Mijn gesprekspartner had natuurlijk gelijk. Het publieke debat in Frankrijk rondom de affaire Roman Polanski (2009), die in 1978 het bed deelde met een dertienjarige meisje, illustreerde hoe Fransen hun machtigen behandeld willen zien. Hun idealisering, zo niet heiligverklaring, lijkt dan ook grenzeloos.
Activisme
Neem de zaak van de marxistische filosoof Louis Althusser, die in 1980 tijdens een ‘nekmassage’ zijn vrouw had gewurgd. Alle Franse intellectuelen schaarden zich achter hem. De gevangenis heeft hij nooit gezien. Hij ging aanvankelijk een paar jaar naar een psychiatrische instelling om zich vervolgens als een vrije man in Noord-Frankrijk terug te trekken om een boek te schrijven.
Of neem de affaire-Cantat (2003), waarin zanger Bertrand Cantat van de linkse band Noir Désir zijn vriendin had doodgeslagen.
Veel beroemde Fransen vonden dat hij een barmhartige behandeling moest krijgen. Zijn anti-globalistische activisme en felle kritiek op de Amerikaanse inval in Irak moesten als verzachtende omstandigheden dienen.

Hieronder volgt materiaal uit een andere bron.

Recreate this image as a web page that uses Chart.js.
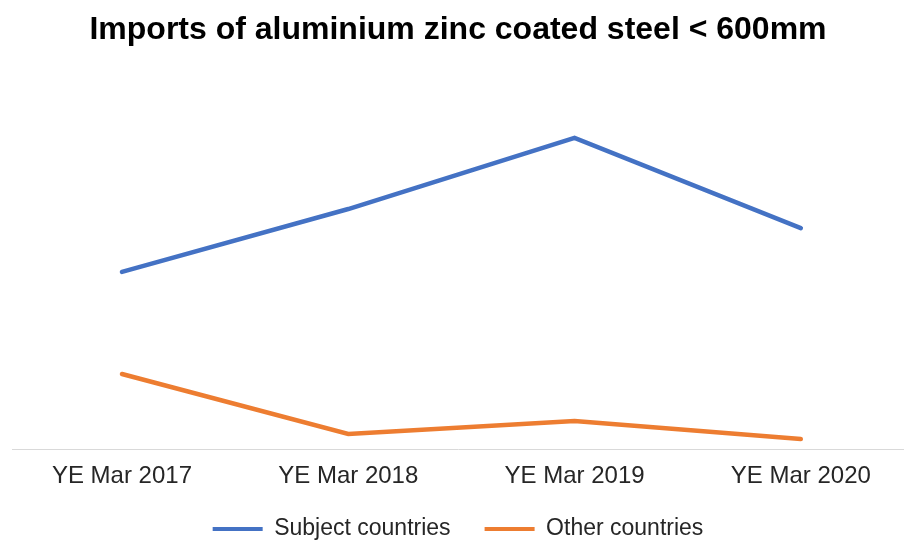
<!DOCTYPE html>
<html>
<head>
<meta charset="utf-8">
<script src="https://cdn.jsdelivr.net/npm/chart.js@4"></script>
<style>
  html, body { margin: 0; padding: 0; background: #fff; }
  #wrap { width: 904px; height: 541px; }
</style>
</head>
<body>
<div id="wrap"><canvas id="imports"></canvas></div>
<script>
const categories = ["YE Mar 2017", "YE Mar 2018", "YE Mar 2019", "YE Mar 2020"];
const subjectCountries = [5600, 7580, 9820, 6980];
const otherCountries = [2380, 490, 900, 330];

const toPoints = (values) => values.map((v, i) => ({ x: i, y: v }));

const ctx = document.getElementById("imports").getContext("2d");
Chart.defaults.font.family = "'Liberation Sans', Arial, sans-serif";
Chart.defaults.color = "#404040";

// tick labels hang below the (shortened) x axis box, so widen its clip area
const unclipTicks = {
  id: "unclipTicks",
  afterLayout(chart) {
    chart.scales.x.bottom = chart.height;
  },
};

new Chart(ctx, {
  type: "line",
  data: {
    datasets: [
      {
        label: "Subject countries",
        data: toPoints(subjectCountries),
        borderColor: "#4472c4",
        backgroundColor: "#4472c4",
        borderWidth: 4.5,
        pointRadius: 0,
        borderCapStyle: "round",
      },
      {
        label: "Other countries",
        data: toPoints(otherCountries),
        borderColor: "#ed7d31",
        backgroundColor: "#ed7d31",
        borderWidth: 4.5,
        pointRadius: 0,
        borderCapStyle: "round",
      },
    ],
  },
  plugins: [unclipTicks],
  options: {
    responsive: true,
    maintainAspectRatio: false,
    animation: false,
    layout: {
      padding: { left: 12, right: 0, top: 0, bottom: 0 },
    },
    scales: {
      x: {
        type: "linear",
        min: -0.486,
        max: 3.456,
        afterBuildTicks: (scale) => {
          scale.ticks = categories.map((_, i) => ({ value: i }));
        },
        afterFit: (scale) => {
          scale.height = 34;
        },
        grid: { display: false, drawTicks: false },
        border: { display: true, color: "#d9d9d9", width: 1 },
        ticks: {
          padding: 12,
          font: { size: 24 },
          color: "#262626",
          maxRotation: 0,
          autoSkip: false,
          callback: (value) => categories[value],
        },
      },
      y: {
        display: false,
        min: 0,
        max: 12000,
      },
    },
    plugins: {
      title: {
        display: true,
        text: "Imports of aluminium zinc coated steel < 600mm",
        color: "#000",
        font: { size: 32, weight: "bold", lineHeight: 1.2 },
        padding: { top: 10.8, bottom: 19.6 },
      },
      legend: {
        position: "bottom",
        maxHeight: 57.5,
        labels: {
          boxWidth: 50,
          boxHeight: 4,
          padding: 34,
          color: "#262626",
          font: { size: 23 },
          generateLabels: (chart) =>
            Chart.defaults.plugins.legend.labels
              .generateLabels(chart)
              .map((item) => ({ ...item, lineWidth: 0 })),
        },
      },
      tooltip: { enabled: false },
    },
  },
});
</script>
</body>
</html>
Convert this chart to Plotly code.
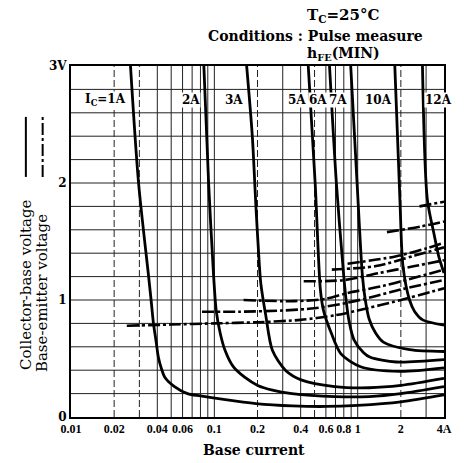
import plotly.graph_objects as go
import math

# ---------------- data ----------------
ic_labels = ["I<sub>C</sub>=1A", "2A", "3A", "5A", "6A", "7A", "10A", "12A"]
ic_label_ib = [0.0245, 0.081, 0.16, 0.44, 0.62, 0.86, 1.75, 2.9]
ic_label_anchor = ["right", "right", "right", "right", "right", "right", "right", "left"]
ic_label_v = 2.71

# Collector-base voltage (solid)
vcb_1a_ib = [0.026, 0.0296, 0.0348, 0.0362, 0.0376, 0.0392, 0.0407, 0.0428, 0.0451, 0.0527, 0.065, 0.08, 0.116, 0.195, 0.35, 0.6, 1.0, 2.0, 4.0]
vcb_1a_v = [3.0, 2.0, 1.2, 1.0, 0.8, 0.65, 0.51, 0.41, 0.34, 0.26, 0.2, 0.18, 0.15, 0.115, 0.095, 0.09, 0.1, 0.13, 0.19]
vcb_2a_ib = [0.0845, 0.0912, 0.0989, 0.103, 0.1097, 0.1187, 0.1355, 0.1626, 0.2007, 0.254, 0.348, 0.69, 1.2, 2.0, 4.0]
vcb_2a_v = [3.0, 2.0, 1.2, 0.91, 0.72, 0.57, 0.43, 0.34, 0.27, 0.23, 0.2, 0.175, 0.175, 0.2, 0.26]
vcb_3a_ib = [0.168, 0.184, 0.195, 0.206, 0.211, 0.229, 0.254, 0.313, 0.407, 0.69, 1.2, 2.0, 4.0]
vcb_3a_v = [3.0, 2.4, 1.8, 1.3, 1.14, 0.86, 0.57, 0.4, 0.315, 0.26, 0.25, 0.27, 0.33]
vcb_5a_ib = [0.452, 0.505, 0.55, 0.58, 0.653, 0.764, 1.047, 1.96, 4.0]
vcb_5a_v = [3.0, 2.0, 1.08, 0.9, 0.72, 0.54, 0.43, 0.39, 0.42]
vcb_6a_ib = [0.636, 0.71, 0.8, 0.83, 0.87, 0.942, 1.1, 1.225, 1.86, 4.0]
vcb_6a_v = [3.0, 2.0, 1.2, 1.0, 0.82, 0.66, 0.55, 0.51, 0.47, 0.49]
vcb_7a_ib = [0.894, 0.99, 1.08, 1.13, 1.2, 1.33, 1.51, 2.3, 4.0]
vcb_7a_v = [3.0, 2.0, 1.2, 1.0, 0.84, 0.72, 0.64, 0.575, 0.56]
vcb_10a_ib = [1.815, 1.97, 2.07, 2.3, 2.5, 2.84, 4.0]
vcb_10a_v = [3.0, 1.86, 1.29, 1.0, 0.9, 0.83, 0.785]
vcb_12a_ib = [2.83, 3.06, 3.4, 3.68, 4.0]
vcb_12a_v = [3.0, 1.86, 1.57, 1.37, 1.23]

# Base-emitter voltage (dash-dot)
vbe_1a_ib = [0.0245, 0.05, 0.1, 0.2, 0.4, 0.7, 1.0, 2.0, 4.0]
vbe_1a_v = [0.78, 0.79, 0.8, 0.81, 0.83, 0.87, 0.91, 1.0, 1.1]
vbe_2a_ib = [0.082, 0.15, 0.3, 0.5, 0.8, 1.3, 2.0, 4.0]
vbe_2a_v = [0.9, 0.9, 0.91, 0.93, 0.97, 1.03, 1.09, 1.17]
vbe_3a_ib = [0.16, 0.36, 0.6, 0.85, 1.5, 4.0]
vbe_3a_v = [1.0, 0.99, 1.01, 1.06, 1.12, 1.26]
vbe_5a_ib = [0.42, 0.8, 1.4, 2.5, 4.0]
vbe_5a_v = [1.16, 1.17, 1.23, 1.29, 1.34]
vbe_6a_ib = [0.66, 1.34, 2.5, 4.0]
vbe_6a_v = [1.26, 1.29, 1.38, 1.45]
vbe_7a_ib = [0.85, 1.8, 3.0, 4.0]
vbe_7a_v = [1.31, 1.37, 1.44, 1.49]
vbe_10a_ib = [1.6, 2.8, 4.0]
vbe_10a_v = [1.58, 1.63, 1.67]
vbe_12a_ib = [2.7, 4.0]
vbe_12a_v = [1.80, 1.84]

x_tick_vals = [0.01, 0.02, 0.04, 0.06, 0.1, 0.2, 0.4, 0.6, 0.8, 1, 2, 4]
x_tick_text = ["0.01", "0.02", "0.04", "0.06", "0.1", "0.2", "0.4", "0.6", "0.8", "1", "2", "4A"]
x_grid = [0.02, 0.03, 0.04, 0.05, 0.06, 0.07, 0.08, 0.09, 0.1, 0.2, 0.3, 0.4, 0.5, 0.6, 0.7, 0.8, 0.9, 1, 2, 3]
x_grid_dashed = [0.02, 0.03, 0.2, 0.5, 2]
y_tick_vals = [0, 1, 2, 3]
y_tick_text = ["0", "1", "2", "3V"]
y_grid = [0.2, 0.4, 0.6, 0.8, 1.0, 1.2, 1.4, 1.6, 1.8, 2.0, 2.2, 2.4, 2.6, 2.8]

# ---------------- figure ----------------
SERIF = "DejaVu Serif, Liberation Serif, serif"
NARROW = "Liberation Serif, DejaVu Serif, serif"
DASHDOT = "12px,3px,3px,3px"
fig = go.Figure()

vcb = [(vcb_1a_ib, vcb_1a_v), (vcb_2a_ib, vcb_2a_v), (vcb_3a_ib, vcb_3a_v),
       (vcb_5a_ib, vcb_5a_v), (vcb_6a_ib, vcb_6a_v), (vcb_7a_ib, vcb_7a_v),
       (vcb_10a_ib, vcb_10a_v), (vcb_12a_ib, vcb_12a_v)]
vbe = [(vbe_1a_ib, vbe_1a_v), (vbe_2a_ib, vbe_2a_v), (vbe_3a_ib, vbe_3a_v),
       (vbe_5a_ib, vbe_5a_v), (vbe_6a_ib, vbe_6a_v), (vbe_7a_ib, vbe_7a_v),
       (vbe_10a_ib, vbe_10a_v), (vbe_12a_ib, vbe_12a_v)]

for xs, ys in vbe:
    fig.add_trace(go.Scatter(x=xs, y=ys, mode="lines",
                             line=dict(color="black", width=2.6, dash=DASHDOT,
                                       shape="spline", smoothing=0.8),
                             showlegend=False, hoverinfo="skip"))
for xs, ys in vcb:
    fig.add_trace(go.Scatter(x=xs, y=ys, mode="lines",
                             line=dict(color="black", width=2.8, shape="spline", smoothing=0.8),
                             showlegend=False, hoverinfo="skip"))

shapes = []
for gx in x_grid:
    shapes.append(dict(type="line", xref="x", yref="paper", x0=gx, x1=gx, y0=0, y1=1,
                       line=dict(color="#222", width=1,
                                 dash="7px,3px" if gx in x_grid_dashed else "solid"),
                       layer="below"))
for gy in y_grid:
    shapes.append(dict(type="line", xref="paper", yref="y", x0=0, x1=1, y0=gy, y1=gy,
                       line=dict(color="#222", width=1), layer="below"))
# legend samples beside the rotated axis titles
shapes.append(dict(type="line", xref="paper", yref="paper", x0=-0.121, x1=-0.121,
                   y0=0.684, y1=0.855, line=dict(color="black", width=2)))
shapes.append(dict(type="line", xref="paper", yref="paper", x0=-0.076, x1=-0.076,
                   y0=0.684, y1=0.855, line=dict(color="black", width=2, dash=DASHDOT)))

annotations = []
for lab, lx, anc in zip(ic_labels, ic_label_ib, ic_label_anchor):
    annotations.append(dict(x=math.log10(lx), y=ic_label_v, xref="x", yref="y", text=lab,
                            showarrow=False, xanchor=anc, yanchor="middle",
                            bgcolor="white", borderpad=0,
                            font=dict(family=SERIF, size=12, color="black", weight="bold")))
annotations += [
    dict(x=0.627, y=1.145, xref="paper", yref="paper", text="T<sub>C</sub>=25°C",
         showarrow=False, xanchor="left", yanchor="middle",
         font=dict(family=SERIF, size=15, color="black", weight="bold")),
    dict(x=0.656, y=1.085, xref="paper", yref="paper", text="Conditions : Pulse measure",
         showarrow=False, xanchor="center", yanchor="middle",
         font=dict(family=SERIF, size=14, color="black", weight="bold")),
    dict(x=0.627, y=1.034, xref="paper", yref="paper", text="h<sub>FE</sub>(MIN)",
         showarrow=False, xanchor="left", yanchor="middle",
         font=dict(family=SERIF, size=14, color="black", weight="bold")),
    dict(x=0.491, y=-0.094, xref="paper", yref="paper", text="Base current",
         showarrow=False, xanchor="center", yanchor="middle",
         font=dict(family=SERIF, size=14, color="black", weight="bold")),
    dict(x=-0.121, y=0.376, xref="paper", yref="paper", text="Collector-base voltage",
         showarrow=False, textangle=-90, xanchor="center", yanchor="middle",
         font=dict(family=SERIF, size=15, color="black")),
    dict(x=-0.076, y=0.352, xref="paper", yref="paper", text="Base-emitter voltage",
         showarrow=False, textangle=-90, xanchor="center", yanchor="middle",
         font=dict(family=SERIF, size=15, color="black")),
]

fig.update_layout(
    width=464, height=463,
    margin=dict(l=71, r=12, t=66, b=46),
    paper_bgcolor="white", plot_bgcolor="white",
    shapes=shapes, annotations=annotations,
    xaxis=dict(type="log", range=[math.log10(0.01), math.log10(4)],
               tickvals=x_tick_vals, ticktext=x_tick_text, showgrid=False,
               showline=True, mirror=True, linecolor="black", linewidth=2,
               ticks="", zeroline=False, tickangle=0,
               tickfont=dict(family=NARROW, size=12, color="black", weight="bold")),
    yaxis=dict(range=[0, 3], tickvals=y_tick_vals, ticktext=y_tick_text, showgrid=False,
               showline=True, mirror=True, linecolor="black", linewidth=2,
               ticks="", zeroline=False,
               tickfont=dict(family=SERIF, size=12, color="black", weight="bold")),
)

fig.write_html("out.html", config={"displayModeBar": False},
               post_script="document.body.style.margin='0px';")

Wat dat betreft past DSK, die werd verdedigd door zijn socialistische partijgenoten, in het illustere rijtje van Althusser, Cantat, Polanski en andere machtigen voor wie moraal niets meer is dan een mooi filosofisch idee, waar uitsluitend het gewone volk zich aan hoort te houden.
En dat in het land van vrijheid, gelijkheid en broederschap.